25/05/2021
It's nice to have❗ Fabrice Flahutez❗as our third keynote speaker at the BTC2021, with his paper:
💥 Upside-down Theatre. Lettrism and the Legacy of Dada and Surrealism Avant-gardes (1945-1968)💥
➡ABSTRACT:
Lettrism, founded by the Romanian poet and theorist Isidore Isou in 1946 in Paris, immediately positioned itself in a certain continuity with dada and surrealism. The reasons for this assumed filiation are multiple, but the first being the radical rejection of the order imposed by the Cold War celebrating categories as formalism (abstract and non-abstract painting) which consolidated the rivalry of the two geopolitical blocs that are the West and the East. For more than two decades (1945-1968), art in Eastern Europe, but also American art or what was done in France, were cataloged according to these categories deemed obsolete by the Lettrists. According to Isou, art had to be constantly an adventure of creation and constantly changing the world and sensitivity. There would therefore be no question of conforming to a system of images to satisfy an order of the world. Based on this observation, Isidore Isou claimed a filiation with Surrealism and a fortiori with Dada which were internationalist currents of thought and especially whose poetic or plastic creation was to be freed from established aesthetic categories, national considerations, etc. His total project, which he calls Créatique, would therefore revisit Dada, Surrealism and the European Avant-garde in order to bring out another way of making art connected to life.

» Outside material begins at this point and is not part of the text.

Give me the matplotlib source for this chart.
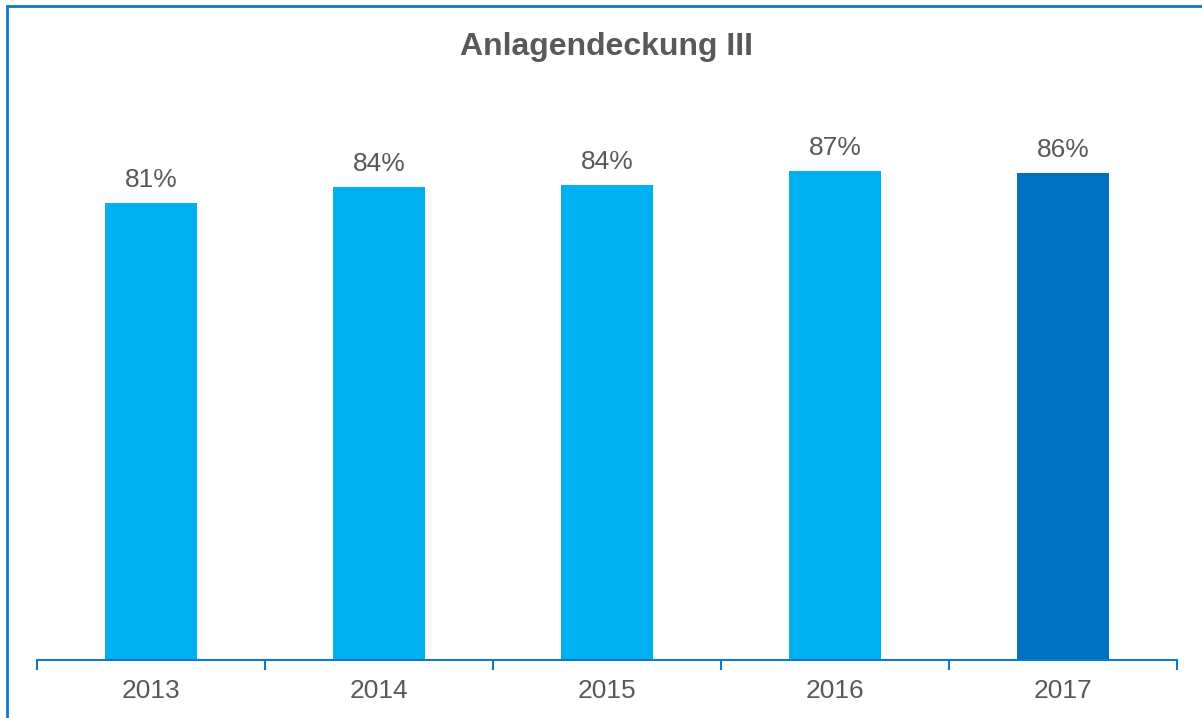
import matplotlib.pyplot as plt
from matplotlib.patches import Rectangle

# Daten
jahre = ["2013", "2014", "2015", "2016", "2017"]
deckung = [81.1, 83.9, 84.3, 86.8, 86.4]
farben = ["#00B0F0", "#00B0F0", "#00B0F0", "#00B0F0", "#0070C0"]

plt.rcParams["font.family"] = ["Liberation Sans", "DejaVu Sans"]
grau = "#595959"
blau = "#0F78C8"

fig = plt.figure(figsize=(12.02, 7.18), dpi=100)
ax = fig.add_axes([37 / 1202, 1 - 660 / 718, 1140 / 1202, 563.5 / 718])

x = range(len(jahre))
bars = ax.bar(x, deckung, width=0.4, color=farben)
for b, v in zip(bars, deckung):
    ax.annotate(f"{v:.0f}%", (b.get_x() + b.get_width() / 2, v),
                xytext=(0, 8), textcoords="offset points",
                ha="center", va="bottom", fontsize=19, color=grau)

ax.set_xlim(-0.5, len(jahre) - 0.5)
ax.set_ylim(0, 100)

# Striche an den Kategoriegrenzen, Beschriftung in der Mitte
ax.set_xticks([i - 0.5 for i in range(len(jahre) + 1)])
ax.set_xticklabels([])
ax.tick_params(axis="x", which="major", length=7, width=1.5, color=blau, direction="out")
ax.set_xticks(list(x), minor=True)
ax.set_xticklabels(jahre, minor=True)
ax.tick_params(axis="x", which="minor", length=0, pad=14, labelsize=19, labelcolor=grau)
ax.set_yticks([])

for s in ["top", "right", "left"]:
    ax.spines[s].set_visible(False)
ax.spines["bottom"].set_color(blau)
ax.spines["bottom"].set_linewidth(1.5)

fig.text(606 / 1202, 1 - 47 / 718, "Anlagendeckung III", ha="center", va="center",
         fontsize=23, fontweight="bold", color=grau)

# Rahmen (nur links und oben sichtbar)
fig.patches.append(Rectangle((7 / 1202, -0.1), 1.2, 1.1 - 6 / 718,
                             transform=fig.transFigure, fill=False,
                             edgecolor=blau, linewidth=2))

fig.savefig("out.png", dpi=100)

His project would also be supported by a desire to reissue forgotten texts and Dada works and to make the critical reception, retrace the history of Dada and the creation of the twentieth century. So, we rediscovered in Paris thanks to them, texts and a whole history of protest. It is interesting to note that in this enterprise of refounding the arts, Isidore Isou would work the theatre, but also dance and music, photography or painting as media needing interpreters, guides, in short, audiences to exist. Painting, for example, would become theatre, cinema would become performance, photography would become text, etc. It is about nothing more than showing that these proposals aimed to involve artists, but also people in very Dadaist performative practices and to rebuild links between people that wars and partitions had weakened. Art mixed with life at the foundation of Dada was therefore also at the heart of the new international avant-garde that had been Lettrism.
➡ABOUT SPEAKER:
Fabrice Flahutez is Professor of the History of Art at the University of Lyon-Saint-Etienne in France. He is the author of many books and articles on Lettrism and the Situationist International, including Le lettrisme historique était une avant-garde 1945-1953 (Dijon: Les presses du réel, 2011), as well as several edited volumes with Fabien Danesi and Emmanuel Guy, La fabrique du cinéma de Guy Debord (Paris: Actes-Sud, 2013), and Le Lettrisme et son temps (Dijon: Les presses du réel, 2018) . He is currently working on the ‘Global Surrealism’ exhibition at the Tate Modern and the MET New York, as well as curating ‘Lewis Carroll and Surrealism’ at the Strasbourg Museum of Modern and Contemporary Art.